Once a small part of the firm's business, the increasingly popular contracts had helped boost the company's profits to record levels. The company's computer models continued to show only a minute chance that the firm would ever pay out a dime on the contracts, and it turned down deals that didn't meet its standards. After their reviews, Cassano and his team would consult with AIG executives, sometimes including chairman and chief executive Maurice "Hank" Greenberg. "We rode pretty tight rein on them," Greenberg recalls.

But the swaps also exposed Financial Products and its parent AIG, the global insurance titan, to billions of dollars in possible losses. By spring 2005, some Financial Products executives were questioning the surge in volume. Among them was Cassano, an early advocate for the swaps business who ran the firm from its London office.

"How could we possibly be doing so many deals?" one executive recalls Cassano asking Frost, the firm's liaison with Wall Street dealers, during one conference call.

"Dealers know we can close and close quickly," Frost said. "That's why we're the go-to."

Efficiency wasn't the only reason. Frost didn't have to say aloud what everyone at the firm already appreciated. Financial Products had become the "go-to" for credit-default swaps in part because of its knowledge and reliability, but also because it had AIG's backing. The parent company's top-drawer, Triple A credit rating and its deep pockets assured customers that they could rest easy.

Their comfort turned out to be illusory. The credit-default swaps became a primary force in the disintegration of AIG as a private enterprise and a massive government rescue aimed at preventing catastrophic damage to the world's financial system. Never in U.S. history has the government invested so much money trying to save a private company.

Even as Frost spoke, trouble was brewing for AIG. On March 14, 2005, Greenberg stepped down amid allegations about his involvement in a questionable deal and accounting practices at AIG. The next day, the Fitch Ratings service downgraded AIG's credit rating to AA. The two other major rating services, Moody's and Standard & Poor's, soon followed suit.

The initial fallout came swiftly, as AIG's annual report to federal regulators disclosed. The downgrades had triggered provisions in Financial Products' existing transaction, the report said, requiring its parent company to post $1.16 billion in collateral for the deals.
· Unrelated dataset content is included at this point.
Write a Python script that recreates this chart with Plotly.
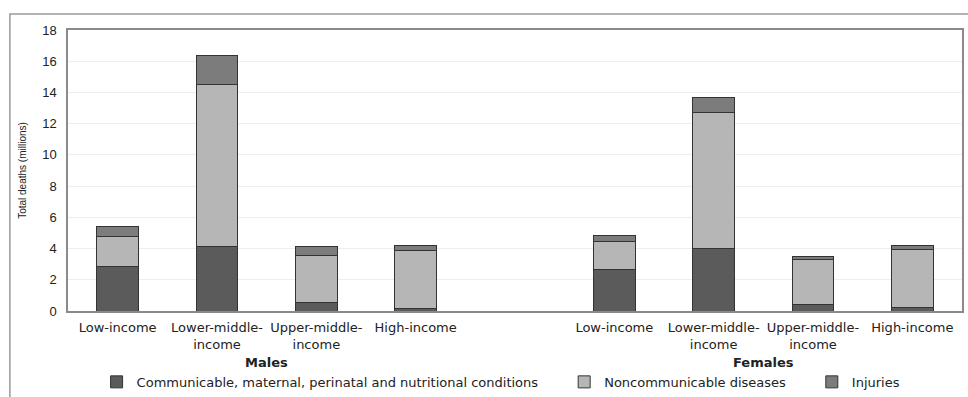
import plotly.graph_objects as go

# ---- data (millions of deaths) ----
income_groups = ["Low-income", "Lower-middle-<br>income", "Upper-middle-<br>income", "High-income"]
sexes = ["Males", "Females"]

males_communicable = [2.88, 4.10, 0.56, 0.19]
males_noncommunicable = [1.91, 10.41, 2.97, 3.70]
males_injuries = [0.64, 1.88, 0.57, 0.32]

females_communicable = [2.66, 4.00, 0.42, 0.22]
females_noncommunicable = [1.81, 8.70, 2.88, 3.74]
females_injuries = [0.35, 0.99, 0.17, 0.26]

series_names = ["Communicable, maternal, perinatal and nutritional conditions",
                "Noncommunicable diseases",
                "Injuries"]
y_ticks = [0, 2, 4, 6, 8, 10, 12, 14, 16, 18]

# ---- layout helpers ----
male_x = [0, 1, 2, 3]
female_x = [5, 6, 7, 8]
xs = male_x + female_x
tick_labels = income_groups + income_groups

colors = ["#5b5b5b", "#b6b6b6", "#7c7c7c"]
values = [males_communicable + females_communicable,
          males_noncommunicable + females_noncommunicable,
          males_injuries + females_injuries]
legend_ids = ["legend", "legend2", "legend3"]
legend_x = [0.032, 0.555, 0.832]

FONT = "DejaVu Sans, Verdana, sans-serif"
TICKFONT = "Liberation Sans, Arial, sans-serif"

fig = go.Figure()
for name, vals, col, lg in zip(series_names, values, colors, legend_ids):
    fig.add_trace(go.Bar(
        x=xs, y=vals, name=name, legend=lg,
        marker=dict(color=col, line=dict(color="#333333", width=1)),
        width=0.42,
    ))

legend_common = dict(orientation="h", yref="container", y=0.038, yanchor="middle",
                     xanchor="left", font=dict(size=13, family=FONT, color="#222222"),
                     bgcolor="rgba(0,0,0,0)", itemwidth=30)

fig.update_layout(
    barmode="stack",
    width=968, height=397,
    margin=dict(l=68, r=6, t=30, b=86, autoexpand=False),
    paper_bgcolor="white", plot_bgcolor="white",
    font=dict(family=FONT, size=13, color="#222222"),
    xaxis=dict(
        range=[-0.5, 8.5], tickvals=xs, ticktext=tick_labels,
        showline=True, linecolor="#8a8a8a", linewidth=1.5, mirror=True,
        showgrid=False, ticks="", tickfont=dict(size=13, family=FONT, color="#222222"),
        zeroline=False, ticklabelstandoff=4,
    ),
    yaxis=dict(
        range=[0, 18], tickvals=y_ticks,
        showline=True, linecolor="#8a8a8a", linewidth=1.5, mirror=True,
        showgrid=True, gridcolor="#eeeeee", gridwidth=1,
        ticks="", tickfont=dict(size=13, family=TICKFONT, color="#222222"),
        zeroline=False, ticklabelstandoff=7,
        title=dict(text="Total deaths (millions)",
                   font=dict(size=10, family=TICKFONT, color="#222222"), standoff=14),
    ),
    legend=dict(x=legend_x[0], **legend_common),
    legend2=dict(x=legend_x[1], **legend_common),
    legend3=dict(x=legend_x[2], **legend_common),
    showlegend=True,
)

# group labels
for sex, grp in zip(sexes, [male_x, female_x]):
    fig.add_annotation(x=sum(grp) / len(grp), y=-0.185, xref="x", yref="paper",
                       text=f"<b>{sex}</b>", showarrow=False, yanchor="middle",
                       font=dict(size=13, family=FONT, color="#222222"))

# outer frame
fig.add_shape(type="rect", xref="paper", yref="paper",
              x0=-0.065, x1=1.03, y0=-0.4, y1=1.057,
              line=dict(color="#9a9a9a", width=1.5), layer="below")

fig.write_html("out.html", config={"displayModeBar": False},
               post_script="document.body.style.margin='0';")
The company also warned that the downgrades could erode confidence in Financial Products, a crucial element in the unit's phenomenal success. "Historically, AIG's triple-A ratings provided AIGFP a competitive advantage. The downgrades will reduce this advantage and [some] counterparties may be unwilling to transact business with AIGFP except on a secured basis," AIG reported to the Securities and Exchange Commission in May 2005.